Supplied entries:
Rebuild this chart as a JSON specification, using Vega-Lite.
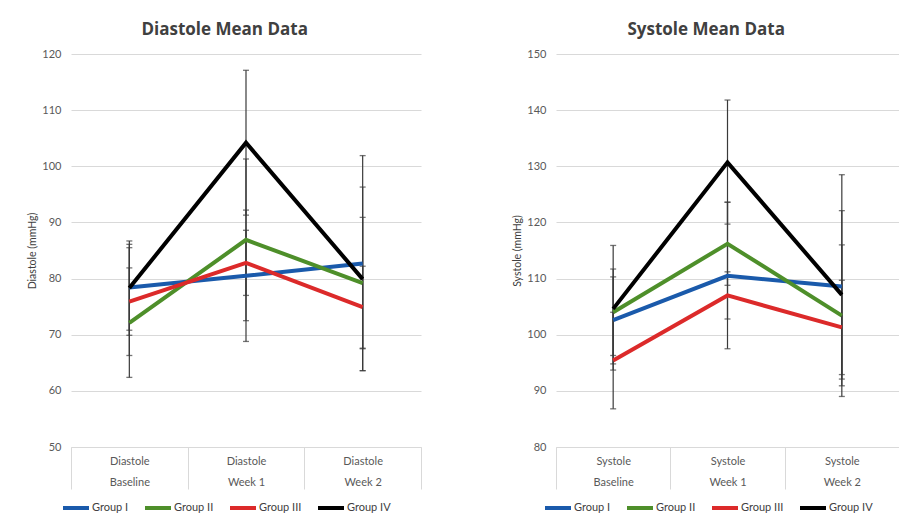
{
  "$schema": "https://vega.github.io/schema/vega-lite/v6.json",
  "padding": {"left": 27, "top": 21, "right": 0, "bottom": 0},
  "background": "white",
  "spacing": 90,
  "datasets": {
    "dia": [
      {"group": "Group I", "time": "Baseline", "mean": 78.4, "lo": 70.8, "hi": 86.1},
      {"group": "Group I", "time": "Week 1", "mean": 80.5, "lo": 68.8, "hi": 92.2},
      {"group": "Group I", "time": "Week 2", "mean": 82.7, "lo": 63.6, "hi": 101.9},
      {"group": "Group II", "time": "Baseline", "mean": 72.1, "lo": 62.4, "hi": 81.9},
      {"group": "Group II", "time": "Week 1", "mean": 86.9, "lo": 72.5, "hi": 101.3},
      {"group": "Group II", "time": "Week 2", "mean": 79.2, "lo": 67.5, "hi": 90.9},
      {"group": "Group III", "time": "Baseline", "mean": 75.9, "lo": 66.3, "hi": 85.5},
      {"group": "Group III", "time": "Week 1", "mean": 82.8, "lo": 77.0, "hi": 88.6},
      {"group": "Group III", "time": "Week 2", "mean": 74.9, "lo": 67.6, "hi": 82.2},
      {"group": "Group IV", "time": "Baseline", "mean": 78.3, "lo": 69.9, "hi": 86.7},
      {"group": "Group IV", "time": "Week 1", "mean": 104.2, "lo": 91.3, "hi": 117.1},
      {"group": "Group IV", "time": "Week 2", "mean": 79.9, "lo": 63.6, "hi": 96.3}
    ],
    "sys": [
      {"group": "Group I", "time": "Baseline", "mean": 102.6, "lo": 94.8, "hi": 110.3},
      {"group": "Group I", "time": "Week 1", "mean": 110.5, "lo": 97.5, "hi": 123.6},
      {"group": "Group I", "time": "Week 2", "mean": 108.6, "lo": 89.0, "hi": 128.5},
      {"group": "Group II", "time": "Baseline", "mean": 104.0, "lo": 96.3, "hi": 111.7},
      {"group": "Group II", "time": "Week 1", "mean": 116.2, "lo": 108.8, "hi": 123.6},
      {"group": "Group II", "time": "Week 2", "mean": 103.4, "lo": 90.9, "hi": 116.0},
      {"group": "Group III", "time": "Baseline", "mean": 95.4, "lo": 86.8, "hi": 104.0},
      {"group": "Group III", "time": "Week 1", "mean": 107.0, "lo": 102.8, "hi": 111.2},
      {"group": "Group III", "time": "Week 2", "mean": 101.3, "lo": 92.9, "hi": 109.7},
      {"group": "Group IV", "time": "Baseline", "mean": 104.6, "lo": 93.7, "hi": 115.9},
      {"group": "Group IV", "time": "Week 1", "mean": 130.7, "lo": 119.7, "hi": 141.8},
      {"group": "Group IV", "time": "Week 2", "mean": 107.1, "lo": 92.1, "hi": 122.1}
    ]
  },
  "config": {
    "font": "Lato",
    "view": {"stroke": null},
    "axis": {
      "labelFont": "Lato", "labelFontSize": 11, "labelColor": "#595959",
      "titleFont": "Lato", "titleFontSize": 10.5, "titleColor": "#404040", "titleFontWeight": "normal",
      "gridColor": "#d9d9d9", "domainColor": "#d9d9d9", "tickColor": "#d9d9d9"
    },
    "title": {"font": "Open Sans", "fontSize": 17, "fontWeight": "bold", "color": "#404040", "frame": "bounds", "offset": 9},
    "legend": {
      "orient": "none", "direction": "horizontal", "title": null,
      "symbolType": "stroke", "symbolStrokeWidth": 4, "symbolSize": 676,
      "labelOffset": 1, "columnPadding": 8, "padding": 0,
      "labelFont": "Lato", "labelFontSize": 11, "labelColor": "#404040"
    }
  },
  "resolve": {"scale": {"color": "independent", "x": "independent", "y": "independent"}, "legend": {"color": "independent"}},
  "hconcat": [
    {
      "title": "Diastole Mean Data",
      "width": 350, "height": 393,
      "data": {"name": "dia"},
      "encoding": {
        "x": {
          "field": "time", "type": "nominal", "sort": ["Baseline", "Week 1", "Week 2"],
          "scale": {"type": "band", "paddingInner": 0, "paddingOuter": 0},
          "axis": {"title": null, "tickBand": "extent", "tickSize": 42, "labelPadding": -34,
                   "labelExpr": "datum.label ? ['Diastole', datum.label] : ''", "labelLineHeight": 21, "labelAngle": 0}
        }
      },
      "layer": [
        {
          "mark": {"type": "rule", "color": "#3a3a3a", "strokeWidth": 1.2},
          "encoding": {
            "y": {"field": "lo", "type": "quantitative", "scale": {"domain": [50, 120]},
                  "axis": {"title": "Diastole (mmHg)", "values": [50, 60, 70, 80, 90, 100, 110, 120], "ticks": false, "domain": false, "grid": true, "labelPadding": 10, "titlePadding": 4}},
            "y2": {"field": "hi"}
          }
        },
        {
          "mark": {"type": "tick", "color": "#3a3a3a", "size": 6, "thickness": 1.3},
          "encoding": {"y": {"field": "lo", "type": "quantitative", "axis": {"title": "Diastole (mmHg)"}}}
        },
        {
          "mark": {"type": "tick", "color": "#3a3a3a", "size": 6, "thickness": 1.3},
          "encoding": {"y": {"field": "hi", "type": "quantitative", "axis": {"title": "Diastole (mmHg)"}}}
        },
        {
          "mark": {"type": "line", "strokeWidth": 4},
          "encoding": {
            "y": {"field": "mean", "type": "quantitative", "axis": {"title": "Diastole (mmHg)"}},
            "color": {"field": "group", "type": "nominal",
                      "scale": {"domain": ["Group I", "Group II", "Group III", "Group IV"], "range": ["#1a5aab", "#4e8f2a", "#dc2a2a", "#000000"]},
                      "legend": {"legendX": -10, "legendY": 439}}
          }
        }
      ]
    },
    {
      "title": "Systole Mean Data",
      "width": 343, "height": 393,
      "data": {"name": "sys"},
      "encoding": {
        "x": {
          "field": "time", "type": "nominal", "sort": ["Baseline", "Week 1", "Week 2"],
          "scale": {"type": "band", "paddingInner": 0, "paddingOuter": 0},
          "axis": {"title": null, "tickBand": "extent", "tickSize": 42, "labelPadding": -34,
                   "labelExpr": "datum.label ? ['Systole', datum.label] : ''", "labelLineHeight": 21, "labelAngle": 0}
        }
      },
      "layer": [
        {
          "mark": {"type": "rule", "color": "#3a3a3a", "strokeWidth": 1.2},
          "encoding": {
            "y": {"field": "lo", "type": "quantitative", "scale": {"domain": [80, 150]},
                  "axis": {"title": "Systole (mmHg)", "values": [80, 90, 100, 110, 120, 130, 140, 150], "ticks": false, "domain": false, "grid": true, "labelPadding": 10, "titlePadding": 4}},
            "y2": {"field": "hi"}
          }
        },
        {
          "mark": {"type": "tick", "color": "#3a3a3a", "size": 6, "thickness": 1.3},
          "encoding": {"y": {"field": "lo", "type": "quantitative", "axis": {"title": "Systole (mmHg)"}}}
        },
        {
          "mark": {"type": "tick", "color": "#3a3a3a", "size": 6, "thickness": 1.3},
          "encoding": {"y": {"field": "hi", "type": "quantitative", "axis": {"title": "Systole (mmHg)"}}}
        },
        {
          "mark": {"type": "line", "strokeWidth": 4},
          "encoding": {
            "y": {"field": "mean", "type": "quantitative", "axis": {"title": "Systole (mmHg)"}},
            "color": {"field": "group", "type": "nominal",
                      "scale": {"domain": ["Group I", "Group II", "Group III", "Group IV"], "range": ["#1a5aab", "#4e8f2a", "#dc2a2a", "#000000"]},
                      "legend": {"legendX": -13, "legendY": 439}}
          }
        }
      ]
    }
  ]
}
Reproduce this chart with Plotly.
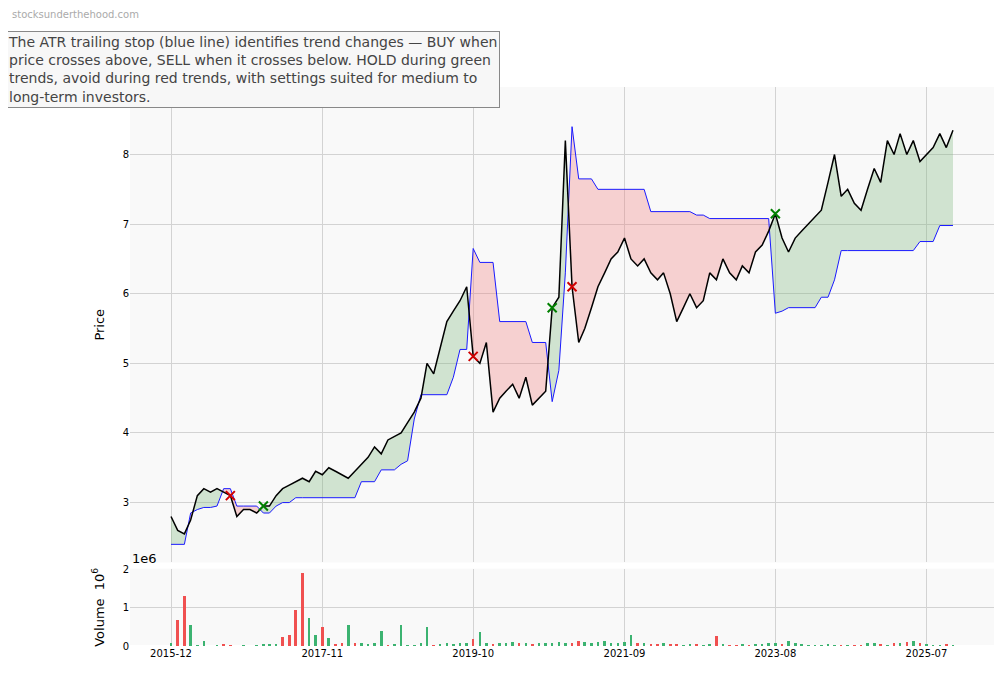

Instructions for the task: Your answer should be a single number: the count of lines in the material above that contain "this".

Finished task: 2